Section 12-8-4590. A taxpayer may apply to the department for revision of the tax assessed against him, at any time within one year from the time of the filing of the return or from the date of the notice of the assessment of any additional tax. The department shall grant a hearing thereon, and if, upon such hearing, it shall determine that the tax is excessive or incorrect, it shall resettle it accordingly. The department shall notify the taxpayer of its determination and shall refund to the taxpayer the amount, if any, paid in excess of the tax found by it to be due."

SECTION 2. Title 12 of the 1976 Code is amended by adding:

"CHAPTER 10

Income Tax Withholding

Article 1

Definitions

Section 12-10-10. As used in this chapter unless otherwise required by the context:

(1) `Person' includes an individual, trust, estate, partnership, receiver, association, company, corporation, or any other entity including the United States, a state, a political subdivision or agency of the United States or any state, and a municipality located in this State.

(2) `Withholding agent' means a person required to withhold income taxes under the provisions of this chapter.

(3) `Employee' includes a resident individual receiving wages, as defined in Section 12-10-520(D), for services regardless of where the services are rendered and nonresident individual receiving wages, as defined in Section 12-10-520(D), for services rendered in this State.

(4) `Employer' means the person for whom an individual performs or performed a service, of whatever nature, as the employee of the person.

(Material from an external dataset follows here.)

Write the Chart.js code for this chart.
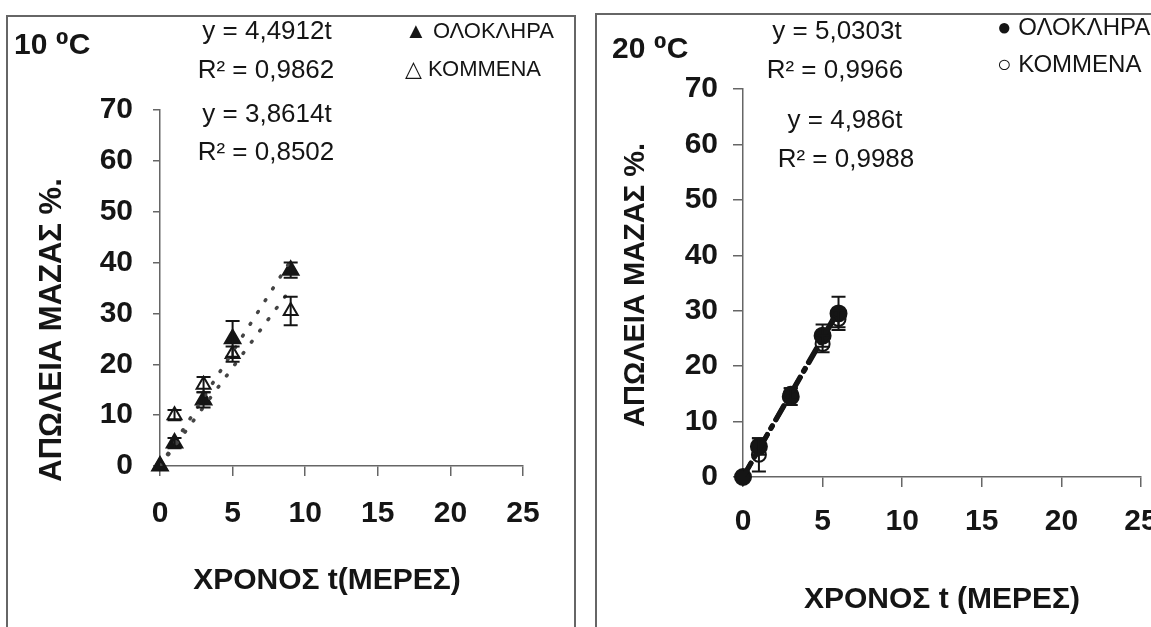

(5) `Nonresident' means an individual domiciled outside this State and an entity whose principal place of business is outside of this State. For corporations, principal place of business is defined in Section 12-8-30(9). This definition does not apply to Section 12-10-580.

(6) `Internal Revenue Code' means the Internal Revenue Code as defined in Section 12-8-40(A).

(7) All definitions provided in Chapter 8 of this title are applicable for purposes of this chapter unless otherwise provided or required by the context.

Article 5

Withholding Required

Section 12-10-510. A person located, doing business, or having gross income in this State and an employer having an employee earning income within this State are subject to the withholding laws provided in this chapter.

Section 12-10-520. (A) An employer paying wages at the rate of eight hundred dollars or more a year to an employee shall withhold income tax for that employee, except as provided in (C), using the tables and rules promulgated by the department.

(B) In determining the amount to be withheld, the employer may compute wages to the nearest dollar.

(C) The following wages are not subject to the withholding requirements of this chapter:

(1) Wages of a resident employee receiving wages in another state if:

(a) the wages are subject to the withholding laws of the state in which they are earned; and

(b) the employer is withholding income taxes on behalf of the other state.

(2) Wages of an employee obtaining a waiver of withholding pursuant to Section 12-10-940.

(D) For purposes of this chapter `wages' is all remuneration for services of any nature performed by an employee for an employer, including the fair market value of all remuneration paid in a medium other than cash, except the term does not include remuneration paid:

(1) for agricultural services performed by an employee on a farm in connection with:

(a) cultivating the soil, or raising or harvesting any agricultural or horticultural commodity, including the raising, shearing, feeding, training, and management of livestock, bees, poultry, fur-bearing animals and wildlife;

(b) the operation, management, conservation, improvement, or maintenance of a farm and its tools and equipment; or

(c) salvaging timber or clearing land of brush and other debris left by a hurricane if the major part of the service is performed on a farm.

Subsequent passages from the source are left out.